Jaladabad blast
A vehicle burns at the site of a blast in Jalalabad province September 1, 2013. Reuters

A group of suicide bombers have attacked a U.S. base on the Afghanistan-Pakistan border, on Monday, triggering multiple explosions and a gun battle, an Afghan official told Associated Press, or AP.

Ahmad Zia Abdulzai, a spokesman for the governor of Afghanistan's Nangarhar province, said that a group of heavily-armed militants attacked the base in the Torkham area, which lies about 35 miles west of the Pakistani city of Peshawar.

Explosions were heard from the site and U.S. forces were engaged in a gun fight with the insurgents, AP reported, citing Abdulzai. NATO helicopters were flying over the U.S. base and there were no immediate reports of casualties, he told AP.

The Taliban claimed responsibility for the attack on the base and an organization spokesman, Zabiullah Mujahid, in an emailed statement to AP, claimed that its fighters staged the Monday morning attack and that they were successful in destroying several tanks during the attack.

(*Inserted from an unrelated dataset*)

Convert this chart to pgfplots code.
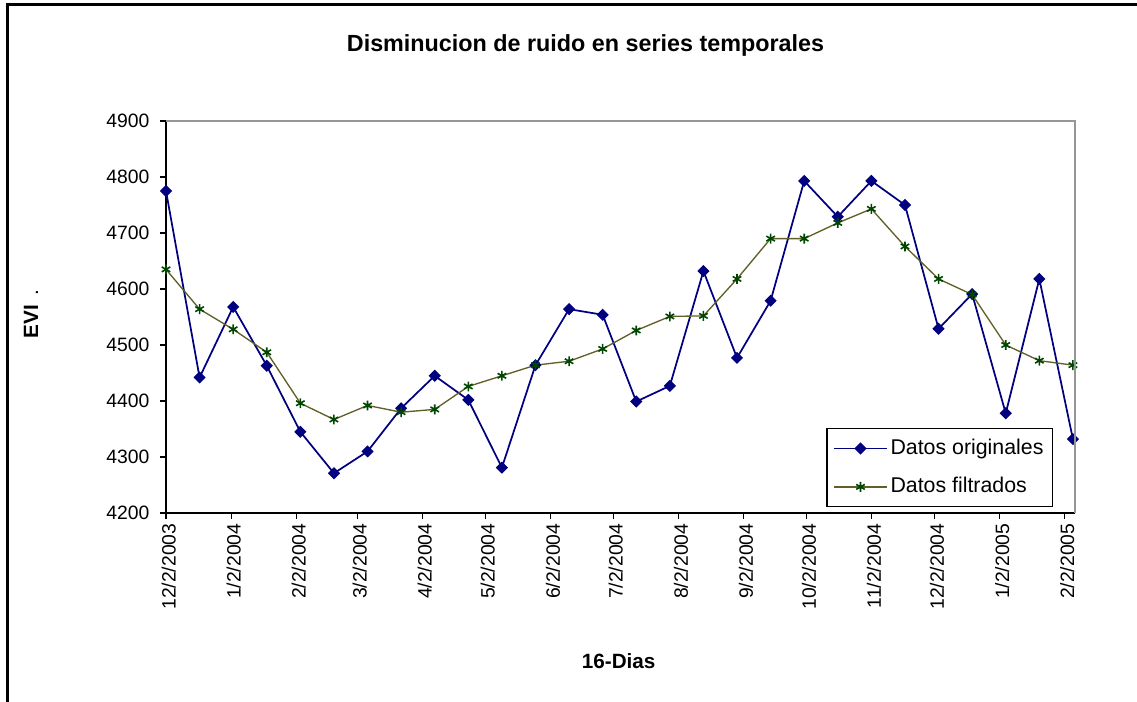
\documentclass[border=0pt]{standalone}
\usepackage{pgfplots}
\pgfplotsset{compat=1.18}
\usepackage{fontspec}
\setmainfont{Liberation Sans}
\definecolor{navyblue}{RGB}{0,0,128}
\definecolor{olivebrown}{RGB}{96,96,40}
\definecolor{dkgreen}{RGB}{0,70,0}
\definecolor{framegray}{RGB}{150,150,150}

\pgfplotstableread{
x   orig  filt
0   4775  4635
16  4442  4564
32  4568  4528
48  4463  4487
64  4345  4396
80  4271  4367
96  4310  4392
112 4387  4380
128 4445  4385
144 4402  4426
160 4281  4445
176 4464  4464
192 4564  4471
208 4554  4493
224 4399  4526
240 4427  4551
256 4632  4552
272 4477  4618
288 4579  4690
304 4793  4690
320 4729  4718
336 4793  4743
352 4750  4676
368 4529  4618
384 4591  4590
400 4378  4500
416 4618  4472
432 4332  4464
}\datatable

\begin{document}
\begin{tikzpicture}
\useasboundingbox (0,0) rectangle (852.75pt,526.5pt);
\fill[white] (0,0) rectangle (852.75pt,526.5pt);
\draw[line width=2pt, black] (5.6pt,0pt) -- (5.6pt,523.1pt) -- (853pt,523.1pt);
\begin{axis}[
  at={(124.5pt,141.75pt)}, anchor=south west,
  scale only axis, width=681.75pt, height=294pt,
  xmin=0, xmax=433, ymin=4200, ymax=4900,
  axis x line*=bottom, axis y line*=left,
  axis line style={line width=0.9pt, black, -},
  xtick={0,31,62,91,122,152,183,213,244,275,305,336,366,397,428},
  xticklabels={12/2/2003,1/2/2004,2/2/2004,3/2/2004,4/2/2004,5/2/2004,6/2/2004,7/2/2004,8/2/2004,9/2/2004,10/2/2004,11/2/2004,12/2/2004,1/2/2005,2/2/2005},
  ytick={4200,4300,4400,4500,4600,4700,4800,4900},
  tick align=outside, major tick length=4.5pt,
  tick style={black, line width=0.8pt},
  xticklabel style={rotate=90, anchor=east, yshift=-2pt, font=\fontsize{14.5}{14}\selectfont},
  yticklabel style={xshift=-4.5pt, font=\fontsize{14.5}{14}\selectfont},
  /pgf/number format/assume math mode=true,
  /pgf/number format/1000 sep={},
  clip=false,
  title={Disminucion de ruido en series temporales},
  title style={at={(rel axis cs:0.4615,1.171)}, anchor=center, font=\bfseries\fontsize{17.5}{18}\selectfont},
  xlabel={16-Dias},
  xlabel style={at={(rel axis cs:0.498,-0.3776)}, anchor=center, font=\bfseries\fontsize{15.5}{18}\selectfont},
  ylabel={{\bfseries EVI}\hspace{7pt}.},
  ylabel style={at={(rel axis cs:-0.1485,0.508)}, anchor=center, font=\fontsize{15.5}{18}\selectfont},
  legend style={at={(0.9758,0.2168)}, anchor=north east, draw=black, line width=1pt,
    font=\fontsize{16}{18}\selectfont, inner xsep=4.65pt, inner ysep=5.1pt, row sep=9.3pt,
    nodes={inner sep=2pt, text height=12pt, text depth=3.5pt}},
  legend cell align=left,
  legend image code/.code={\draw[mark repeat=2, mark phase=2] plot coordinates {(0pt,0pt) (19.9pt,0pt) (39.75pt,0pt)};},
  after end axis/.code={\draw[framegray, line width=1.1pt] (rel axis cs:0,1) -- (rel axis cs:1,1) -- (rel axis cs:1,0);},
]
\addplot[navyblue, line width=1.3pt, mark=diamond*, mark size=4pt,
  mark options={xscale=1.333, fill=navyblue, draw=navyblue, solid, line width=0.8pt}] table[x=x, y=orig] {\datatable};
\addlegendentry{Datos originales}
\addplot[olivebrown, line width=1pt, mark=asterisk, mark size=3.7pt,
  mark options={draw=dkgreen, line width=1.2pt, solid}] table[x=x, y=filt] {\datatable};
\addlegendentry{Datos filtrados}
\end{axis}
\end{tikzpicture}
\end{document}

NATO confirmed “a series of explosions” in the area but did not say who was behind the attack and said there were no casualties from NATO. The highway between the city of Jalalabad and Torkham, a key route for NATO supply trucks, has been closed.

Militants from both Pakistan and Afghanistan have targeted the supply route in the past. Taliban and other insurgent groups in Afghanistan have escalated their attacks in recent months, as foreign troops have reduced their presence in the country ahead of their planned withdrawal by the end of 2014.

On Sunday, local residents had found bullet-ridden bodies of seven Afghan soldiers in Andar district of Ghazni province, in eastern Afghanistan. The slain soldiers hailed from the country's northern provinces and were abducted by militants at different times, Dawn, a Pakistani newspaper, reported.